Oil: Global GDP is still suffering and yet the price oil has risen from $34 to $72 a barrel. Copper, sugar and iron ore prices are also up strongly. Could this be a conspiracy of traders, speculators and investment banks? The UK’s Financial Services Authority is taking a look, following the lead of its US regulatory counterparts.

The debate is fierce. On one side is common sense. In effect, commodity funds and many speculators both chase and create market momentum. They tend to push prices up or down further than is justified by industrial supply and demand.

On the other side are articulate defenders of a profitable trading business and a mass of confusing data. Data can be found to demonstrate that “fundamentals” determine prices, especially if those fundamentals include financial conditions and producers’ expectations.
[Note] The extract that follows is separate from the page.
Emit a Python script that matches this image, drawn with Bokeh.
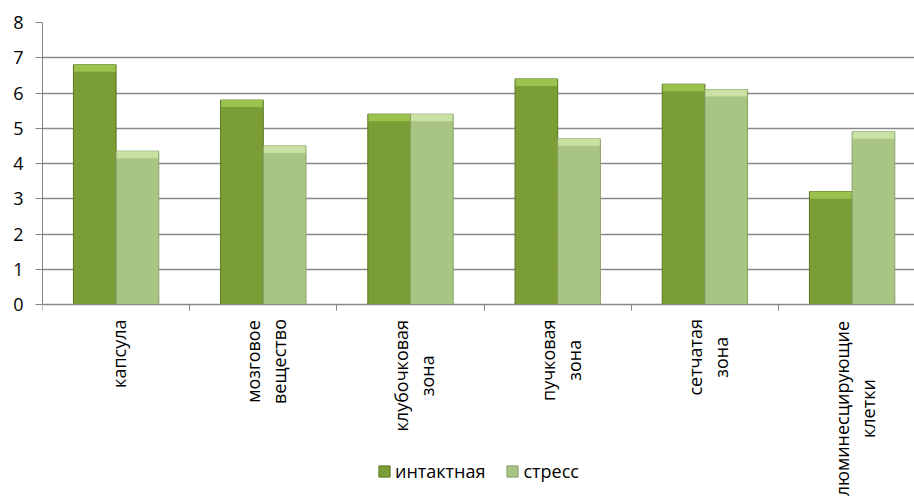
import math
from bokeh.plotting import figure
from bokeh.models import FixedTicker, Range1d, Legend, LegendItem, ColumnDataSource
from bokeh.core.properties import value
from bokeh.embed import file_html
from bokeh.resources import INLINE

categories = ["капсула", "мозговое\nвещество", "клубочковая\nзона", "пучковая\nзона",
              "сетчатая\nзона", "люминесцирующие\nклетки"]
intact = [6.8, 5.8, 5.4, 6.4, 6.25, 3.2]
stress = [4.35, 4.5, 5.4, 4.7, 6.1, 4.9]
series_names = ["интактная", "стресс"]
y_ticks = [0, 1, 2, 3, 4, 5, 6, 7, 8]

FONT = "Open Sans"
FS = 18
n = len(categories)
centers = [i + 0.5 for i in range(n)]
bw = 0.29

# approximate glyph widths (em) for centring the rotated multi-line labels
EM = {"а": .556, "б": .60, "в": .58, "г": .45, "д": .58, "е": .56, "ж": .83, "з": .50,
      "и": .65, "й": .65, "к": .55, "л": .62, "м": .76, "н": .65, "о": .60, "п": .65,
      "р": .61, "с": .48, "т": .48, "у": .50, "ф": .76, "х": .52, "ц": .66, "ч": .62,
      "ш": .93, "щ": .94, "ъ": .64, "ы": .84, "ь": .56, "э": .50, "ю": .86, "я": .58}


def text_len(s):
    return sum(EM.get(ch, .55) for ch in s) * FS


# frame: x 42..914, y(8)=22, y(0)=304, extends to canvas bottom (496)
px_per_unit = (304 - 22) / 8.0
y_bottom = -(496 - 304) / px_per_unit
cap = 7 / px_per_unit  # height of the bevel highlight on top of the bars

p = figure(width=914, height=496, output_backend="svg", toolbar_location=None,
           x_range=Range1d(0, 872 / 147.2), y_range=Range1d(y_bottom, 8),
           min_border_left=42, min_border_right=0, min_border_top=22, min_border_bottom=0)
p.outline_line_color = None
p.background_fill_color = "white"

src = ColumnDataSource(dict(xi=[c - bw / 2 for c in centers], xs=[c + bw / 2 for c in centers],
                            intact=intact, stress=stress,
                            intact_cap=[v - cap for v in intact],
                            stress_cap=[v - cap for v in stress]))
r1 = p.vbar(x="xi", top="intact", width=bw, source=src, fill_color="#7b9d35",
            line_color="#5a7822", line_width=1)
r2 = p.vbar(x="xs", top="stress", width=bw, source=src, fill_color="#a9c583",
            line_color="#88a067", line_width=1)
# bevel highlight
p.vbar(x="xi", top="intact", bottom="intact_cap", width=bw * 0.97, source=src,
       fill_color="#9cc24e", line_color=None)
p.vbar(x="xs", top="stress", bottom="stress_cap", width=bw * 0.97, source=src,
       fill_color="#c9e2a3", line_color=None)

# y axis
p.yaxis.ticker = FixedTicker(ticks=y_ticks)
p.yaxis.bounds = (0, 8)
p.yaxis.axis_line_color = "#868686"
p.yaxis.major_tick_line_color = "#868686"
p.yaxis.major_tick_out = 7
p.yaxis.major_tick_in = 0
p.yaxis.minor_tick_line_color = None
p.yaxis.major_label_standoff = 12
p.yaxis.major_label_text_font = FONT
p.yaxis.major_label_text_font_size = f"{FS}px"
p.yaxis.major_label_text_color = "black"

p.ygrid.ticker = FixedTicker(ticks=y_ticks)
p.ygrid.grid_line_color = "#8a8a8a"
p.ygrid.grid_line_width = 1.3
p.xgrid.grid_line_color = None

# x axis placed at y = 0 inside the frame
p.xaxis.fixed_location = 0
p.xaxis.ticker = FixedTicker(ticks=[], minor_ticks=list(range(n + 1)))
p.xaxis.axis_line_color = "#868686"
p.xaxis.major_tick_line_color = None
p.xaxis.minor_tick_line_color = "#868686"
p.xaxis.minor_tick_out = 6
p.xaxis.minor_tick_in = 0

# category labels: rotated, lines centred on each other, block starting 14px below axis
lx, lt, lxo, lyo = [], [], [], []
for c, lab in zip(centers, categories):
    lines = lab.split("\n")
    L = max(text_len(s) for s in lines)
    k = len(lines)
    for j, s in enumerate(lines):
        lx.append(c)
        lt.append(s)
        lxo.append(3 + (j - (k - 1) / 2) * 26)
        lyo.append(14 + L / 2)
lab_src = ColumnDataSource(dict(x=lx, y=[0] * len(lx), text=lt, xo=lxo, yo=lyo))
p.text(x="x", y="y", text="text", x_offset="xo", y_offset="yo", source=lab_src,
       angle=math.pi / 2, text_align="center", text_baseline="middle",
       text_font=value(FONT), text_font_size=f"{FS}px", text_color="black")

legend = Legend(items=[LegendItem(label=series_names[0], renderers=[r1]),
                       LegendItem(label=series_names[1], renderers=[r2])],
                orientation="horizontal", location=(335, 13))
legend.border_line_color = None
legend.background_fill_alpha = 0
legend.padding = 0
legend.margin = 0
legend.spacing = 20
legend.glyph_width = 14
legend.glyph_height = 14
legend.label_standoff = 4
legend.label_text_font = FONT
legend.label_text_font_size = f"{FS}px"
legend.label_text_color = "black"
p.add_layout(legend, "center")

open("out.html", "w").write(file_html(p, INLINE))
Regulators are mulling over various reforms. But the focus is on improved transparency. That might help prevent manipulation, but it is hard to corner markets that are mostly large and liquid. The witch-hunt for speculators won’t do much to alleviate price volatility. As long as commodity prices vary along with financial trends — up strongly when money is easy and down fast when credit is squeezed — these markets will attract interest from traders. Crack down on them in one place and a new lot will come up somewhere else.

There are two effective ways to reduce volatility in commodity prices, neither in the remit of market regulators. First, get rid of easy money. With low inflation, reasonably high and stable real interest rates and credit in fairly short supply, the financial winds wouldn’t blow strongly enough to retain the interest of speculators.

Second, rely less on spot and more on cost-base prices. Most commodities come out of mines and wells that last decades and go to customers who need a steady supply and would benefit from steady prices. But for the last few decades, prices have increasingly been set in volatile markets increasingly dominated by financial — not industrial — considerations. If a way can be found to reverse that trend, there will be no need to hunt out the witches of speculation.